Instructions to follow ▸
Leave out the pictures and retype only the lines from the opening line to the line that holds "var AXIS = '#808080';", both ends included.

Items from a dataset
━━━━━━
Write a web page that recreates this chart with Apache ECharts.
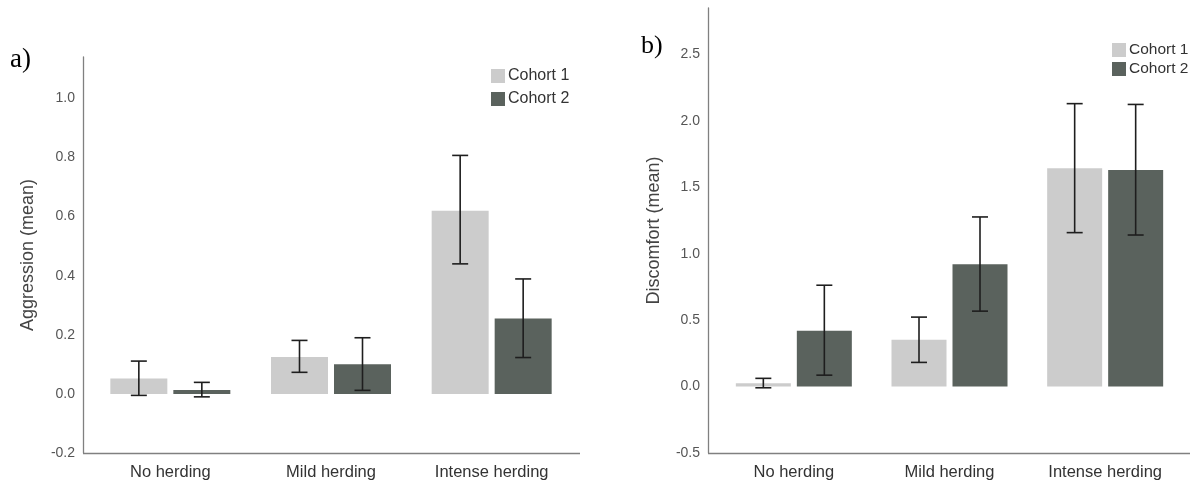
<!DOCTYPE html>
<html>
<head>
<meta charset="utf-8">
<script src="https://cdn.jsdelivr.net/npm/echarts@6/dist/echarts.min.js"></script>
<style>html,body{margin:0;padding:0;background:#fff}#c{width:1196px;height:486px}</style>
</head>
<body>
<div id="c"></div>
<script>
var categories = ['No herding', 'Mild herding', 'Intense herding'];
var seriesNames = ['Cohort 1', 'Cohort 2'];

// Panel a) Aggression (mean)
var aggrC1 = [0.052, 0.125, 0.620];
var aggrC2 = [0.013, 0.100, 0.255];
var aggrC1Low = [-0.005, 0.073, 0.440];
var aggrC1High = [0.111, 0.181, 0.807];
var aggrC2Low = [-0.010, 0.012, 0.123];
var aggrC2High = [0.039, 0.190, 0.389];

// Panel b) Discomfort (mean)
var discC1 = [0.026, 0.352, 1.643];
var discC2 = [0.420, 0.921, 1.630];
var discC1Low = [-0.009, 0.182, 1.159];
var discC1High = [0.062, 0.523, 2.130];
var discC2Low = [0.086, 0.568, 1.141];
var discC2High = [0.763, 1.277, 2.124];

var FONT = '"Liberation Sans", Arial, sans-serif';
var C1 = '#cccccc', C2 = '#5a625d';
var AXIS = '#808080';

function errData(lo, hi) {
  return lo.map(function (v, i) { return [i, v, hi[i]]; });
}
function errRender(sign, barW, gap) {
  return function (params, api) {
    var i = api.value(0);
    var a = api.coord([i, api.value(1)]);
    var b = api.coord([i, api.value(2)]);
    var x = a[0] + sign * (barW + gap) / 2;
    var cap = 8;
    var st = { stroke: '#1e1e1e', lineWidth: 1.6 };
    return {
      type: 'group',
      children: [
        { type: 'line', shape: { x1: x, y1: a[1], x2: x, y2: b[1] }, style: st },
        { type: 'line', shape: { x1: x - cap, y1: a[1], x2: x + cap, y2: a[1] }, style: st },
        { type: 'line', shape: { x1: x - cap, y1: b[1], x2: x + cap, y2: b[1] }, style: st }
      ]
    };
  };
}

function yAxisCfg(idx, name, min, max, interval, nameGap, offset) {
  return {
    type: 'value', gridIndex: idx, min: min, max: max, interval: interval, offset: offset,
    name: name, nameLocation: 'middle', nameGap: nameGap,
    nameTextStyle: { fontFamily: FONT, fontSize: 18, color: '#444' },
    axisLine: { show: true, lineStyle: { color: AXIS, width: 1.3 } },
    axisTick: { show: false },
    splitLine: { show: false },
    axisLabel: {
      fontFamily: FONT, fontSize: 14, color: '#555', margin: 8, showMaxLabel: false,
      formatter: function (v) { return v.toFixed(1); }
    }
  };
}
function xAxisCfg(idx) {
  return {
    type: 'category', gridIndex: idx, data: categories,
    axisLine: { show: false }, axisTick: { show: false },
    axisLabel: { fontFamily: FONT, fontSize: 16.5, color: '#333', margin: 11 }
  };
}

var LW = 57, LG = 6, RW = 55, RG = 6;

var option = {
  backgroundColor: '#fff',
  animation: false,
  title: [
    { text: 'a)', left: 5, top: 41, textStyle: { fontFamily: '"Liberation Serif", serif', fontSize: 27, fontWeight: 'normal', color: '#000' } },
    { text: 'b)', left: 636, top: 28, textStyle: { fontFamily: '"Liberation Serif", serif', fontSize: 26, fontWeight: 'normal', color: '#000' } }
  ],
  legend: [
    { orient: 'vertical', left: 486, top: 63, itemWidth: 14, itemHeight: 14, itemGap: 7, icon: 'rect',
      data: seriesNames, textStyle: { fontFamily: FONT, fontSize: 16, color: '#333', padding: [0, 0, 0, -2] } },
    { orient: 'vertical', left: 1107, top: 37, itemWidth: 14, itemHeight: 14, itemGap: 3, icon: 'rect',
      data: seriesNames, textStyle: { fontFamily: FONT, fontSize: 15.5, color: '#333', padding: [0, 0, 0, -2] } }
  ],
  grid: [
    { left: 90, right: 624, top: 57, bottom: 33 },
    { left: 716, right: 13, top: 8, bottom: 33 }
  ],
  xAxis: [xAxisCfg(0), xAxisCfg(1)],
  yAxis: [
    yAxisCfg(0, 'Aggression (mean)', -0.2, 1.14, 0.2, 46, 7),
    yAxisCfg(1, 'Discomfort (mean)', -0.5, 2.85, 0.5, 45, 8)
  ],
  graphic: [
    { type: 'line', shape: { x1: 83, y1: 453.5, x2: 580, y2: 453.5 }, style: { stroke: AXIS, lineWidth: 1.3 } },
    { type: 'line', shape: { x1: 708, y1: 453.5, x2: 1190, y2: 453.5 }, style: { stroke: AXIS, lineWidth: 1.3 } }
  ],
  series: [
    { name: 'Cohort 1', type: 'bar', xAxisIndex: 0, yAxisIndex: 0, data: aggrC1, barWidth: LW, barGap: (LG / LW * 100) + '%', itemStyle: { color: C1 } },
    { name: 'Cohort 2', type: 'bar', xAxisIndex: 0, yAxisIndex: 0, data: aggrC2, barWidth: LW, barGap: (LG / LW * 100) + '%', itemStyle: { color: C2 } },
    { name: 'Cohort 1', type: 'bar', xAxisIndex: 1, yAxisIndex: 1, data: discC1, barWidth: RW, barGap: (RG / RW * 100) + '%', itemStyle: { color: C1 } },
    { name: 'Cohort 2', type: 'bar', xAxisIndex: 1, yAxisIndex: 1, data: discC2, barWidth: RW, barGap: (RG / RW * 100) + '%', itemStyle: { color: C2 } },
    { type: 'custom', xAxisIndex: 0, yAxisIndex: 0, data: errData(aggrC1Low, aggrC1High), renderItem: errRender(-1, LW, LG), encode: { x: 0, y: [1, 2] }, z: 5 },
    { type: 'custom', xAxisIndex: 0, yAxisIndex: 0, data: errData(aggrC2Low, aggrC2High), renderItem: errRender(1, LW, LG), encode: { x: 0, y: [1, 2] }, z: 5 },
    { type: 'custom', xAxisIndex: 1, yAxisIndex: 1, data: errData(discC1Low, discC1High), renderItem: errRender(-1, RW, RG), encode: { x: 0, y: [1, 2] }, z: 5 },
    { type: 'custom', xAxisIndex: 1, yAxisIndex: 1, data: errData(discC2Low, discC2High), renderItem: errRender(1, RW, RG), encode: { x: 0, y: [1, 2] }, z: 5 }
  ]
};
var chart = echarts.init(document.getElementById('c'), null, { renderer: 'canvas' });
chart.setOption(option);
</script>
</body>
</html>
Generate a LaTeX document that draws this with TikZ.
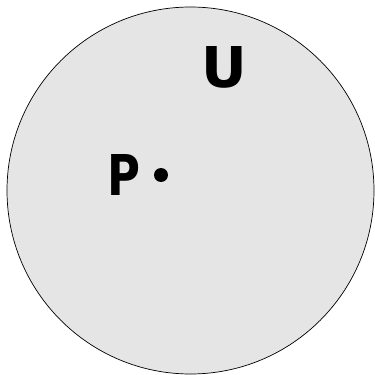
\documentclass[tikz,border=0pt]{standalone}
\usepackage{fontspec}
\setmainfont{DejaVu Sans}
\tikzset{
  setlabel/.style={font=\bfseries\fontsize{32}{36}\selectfont, inner sep=0pt},
}
\begin{document}
\begin{tikzpicture}
  \useasboundingbox (0,0) rectangle (7.5,7.5);
  \draw[fill=gray!20, line width=0.4pt] (3.81,3.69) circle (3.67);
  \node[setlabel] (U) at (4.48,6.16) {U};
  \coordinate (pt) at (3.22,4.0);
  \fill (pt) circle (0.14);
  \node[setlabel, xscale=0.8] (P) at (2.48,4.0) {P};
\end{tikzpicture}
\end{document}
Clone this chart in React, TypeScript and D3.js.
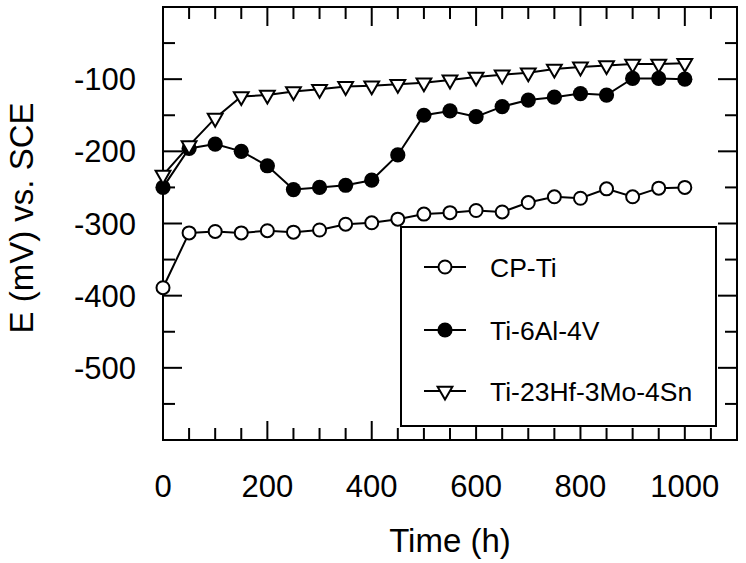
import { useEffect, useRef } from 'react'
import * as d3 from 'd3'

const times = [0, 50, 100, 150, 200, 250, 300, 350, 400, 450, 500, 550, 600, 650, 700, 750, 800, 850, 900, 950, 1000]
const cpTi = [-389, -313, -311, -313, -310, -312, -309, -301, -299, -294, -287, -285, -282, -284, -271, -263, -265, -252, -263, -251, -250]
const ti6Al4V = [-250, -196, -190, -200, -220, -253, -250, -247, -240, -205, -150, -144, -152, -138, -129, -125, -120, -122, -99, -99, -100]
const tiHfMoSn = [-233, -192, -154, -124, -122, -117, -114, -110, -109, -107, -105, -101, -97, -94, -91, -86, -83, -81, -79, -79, -78]

const seriesNames = ['CP-Ti', 'Ti-6Al-4V', 'Ti-23Hf-3Mo-4Sn']
const xTickLabels = [0, 200, 400, 600, 800, 1000]
const yTickLabels = [-100, -200, -300, -400, -500]

const FONT = '"Liberation Sans", Arial, Helvetica, sans-serif'

export default function App() {
  const svgRef = useRef<SVGSVGElement>(null)

  useEffect(() => {
    if (!svgRef.current) return
    const width = 746
    const height = 563

    const x = d3.scaleLinear().domain([0, 1100]).range([163, 737])
    const y = d3.scaleLinear().domain([0, -600]).range([7, 440])

    const svg = d3.select(svgRef.current)
    svg.selectAll('*').remove()
    svg.attr('width', width).attr('height', height)

    svg.append('rect').attr('width', width).attr('height', height).attr('fill', '#fff')

    const [x0, x1] = x.range()
    const [y0, y1] = y.range()

    // ticks on all four sides, pointing inward
    const ticks = svg.append('g').attr('stroke', '#000').attr('stroke-width', 2)
    const major = 19
    const minor = 12
    d3.range(0, 1101, 50).forEach(v => {
      const len = v % 200 === 0 ? major : minor
      ticks.append('line').attr('x1', x(v)).attr('x2', x(v)).attr('y1', y1).attr('y2', y1 - len)
      ticks.append('line').attr('x1', x(v)).attr('x2', x(v)).attr('y1', y0).attr('y2', y0 + len)
    })
    d3.range(0, -601, -50).forEach(v => {
      const len = v % 100 === 0 ? major : minor
      ticks.append('line').attr('y1', y(v)).attr('y2', y(v)).attr('x1', x0).attr('x2', x0 + len)
      ticks.append('line').attr('y1', y(v)).attr('y2', y(v)).attr('x1', x1).attr('x2', x1 - len)
    })

    svg.append('rect')
      .attr('x', x0).attr('y', y0)
      .attr('width', x1 - x0).attr('height', y1 - y0)
      .attr('fill', 'none').attr('stroke', '#000').attr('stroke-width', 2)

    svg.append('g')
      .selectAll('text')
      .data(xTickLabels)
      .join('text')
      .attr('x', d => x(d))
      .attr('y', 497)
      .attr('text-anchor', 'middle')
      .attr('font-family', FONT)
      .attr('font-size', 31)
      .text(d => d)

    svg.append('g')
      .selectAll('text')
      .data(yTickLabels)
      .join('text')
      .attr('x', 136)
      .attr('y', d => y(d))
      .attr('dy', '0.36em')
      .attr('text-anchor', 'end')
      .attr('font-family', FONT)
      .attr('font-size', 31)
      .text(d => d)

    svg.append('text')
      .attr('x', 450).attr('y', 552)
      .attr('text-anchor', 'middle')
      .attr('font-family', FONT)
      .attr('font-size', 33)
      .text('Time (h)')

    svg.append('text')
      .attr('transform', 'translate(33,218) rotate(-90)')
      .attr('text-anchor', 'middle')
      .attr('font-family', FONT)
      .attr('font-size', 33)
      .text('E (mV) vs. SCE')

    const line = d3.line<number>().x((_, i) => x(times[i])).y(d => y(d))
    const tri = d3.symbol().type(d3.symbolTriangle).size(95)

    const drawMarker = (g: d3.Selection<SVGGElement, unknown, null, undefined>, kind: number, cx: number, cy: number) => {
      if (kind === 0) {
        g.append('circle').attr('cx', cx).attr('cy', cy).attr('r', 6.5)
          .attr('fill', '#fff').attr('stroke', '#000').attr('stroke-width', 2)
      } else if (kind === 1) {
        g.append('circle').attr('cx', cx).attr('cy', cy).attr('r', 7.6).attr('fill', '#000')
      } else {
        g.append('path').attr('d', tri()!)
          .attr('transform', `translate(${cx},${cy}) rotate(180)`)
          .attr('fill', '#fff').attr('stroke', '#000').attr('stroke-width', 2)
      }
    }

    const allSeries = [cpTi, ti6Al4V, tiHfMoSn]
    allSeries.forEach((vals, k) => {
      const g = svg.append('g')
      g.append('path').attr('d', line(vals)!).attr('fill', 'none').attr('stroke', '#000').attr('stroke-width', 2)
      vals.forEach((v, i) => drawMarker(g, k, x(times[i]), y(v)))
    })

    // legend
    const lg = svg.append('g')
    lg.append('rect').attr('x', 401).attr('y', 227).attr('width', 315).attr('height', 199)
      .attr('fill', '#fff').attr('stroke', '#000').attr('stroke-width', 2)
    const rowY = [267, 330, 391]
    seriesNames.forEach((name, k) => {
      lg.append('line').attr('x1', 424).attr('x2', 466).attr('y1', rowY[k]).attr('y2', rowY[k])
        .attr('stroke', '#000').attr('stroke-width', 2)
      drawMarker(lg, k, 445, rowY[k])
      lg.append('text').attr('x', 490).attr('y', rowY[k]).attr('dy', '0.36em')
        .attr('font-family', FONT).attr('font-size', 26.5).text(name)
    })
  }, [])

  return (
    <div style={{ position: 'absolute', left: 0, top: 0 }}>
      <svg ref={svgRef} style={{ display: 'block' }} />
    </div>
  )
}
━━━━━━
Task output ▸
Write a web page that recreates this chart with Apache ECharts.
<!DOCTYPE html>
<html>
<head>
<meta charset="utf-8">
<script src="https://cdn.jsdelivr.net/npm/echarts@6/dist/echarts.min.js"></script>
<style>html,body{margin:0;padding:0;background:#fff}#c{width:1196px;height:486px}</style>
</head>
<body>
<div id="c"></div>
<script>
var categories = ['No herding', 'Mild herding', 'Intense herding'];
var seriesNames = ['Cohort 1', 'Cohort 2'];

// Panel a) Aggression (mean)
var aggrC1 = [0.052, 0.125, 0.620];
var aggrC2 = [0.013, 0.100, 0.255];
var aggrC1Low = [-0.005, 0.073, 0.440];
var aggrC1High = [0.111, 0.181, 0.807];
var aggrC2Low = [-0.010, 0.012, 0.123];
var aggrC2High = [0.039, 0.190, 0.389];

// Panel b) Discomfort (mean)
var discC1 = [0.026, 0.352, 1.643];
var discC2 = [0.420, 0.921, 1.630];
var discC1Low = [-0.009, 0.182, 1.159];
var discC1High = [0.062, 0.523, 2.130];
var discC2Low = [0.086, 0.568, 1.141];
var discC2High = [0.763, 1.277, 2.124];

var FONT = '"Liberation Sans", Arial, sans-serif';
var C1 = '#cccccc', C2 = '#5a625d';
var AXIS = '#808080';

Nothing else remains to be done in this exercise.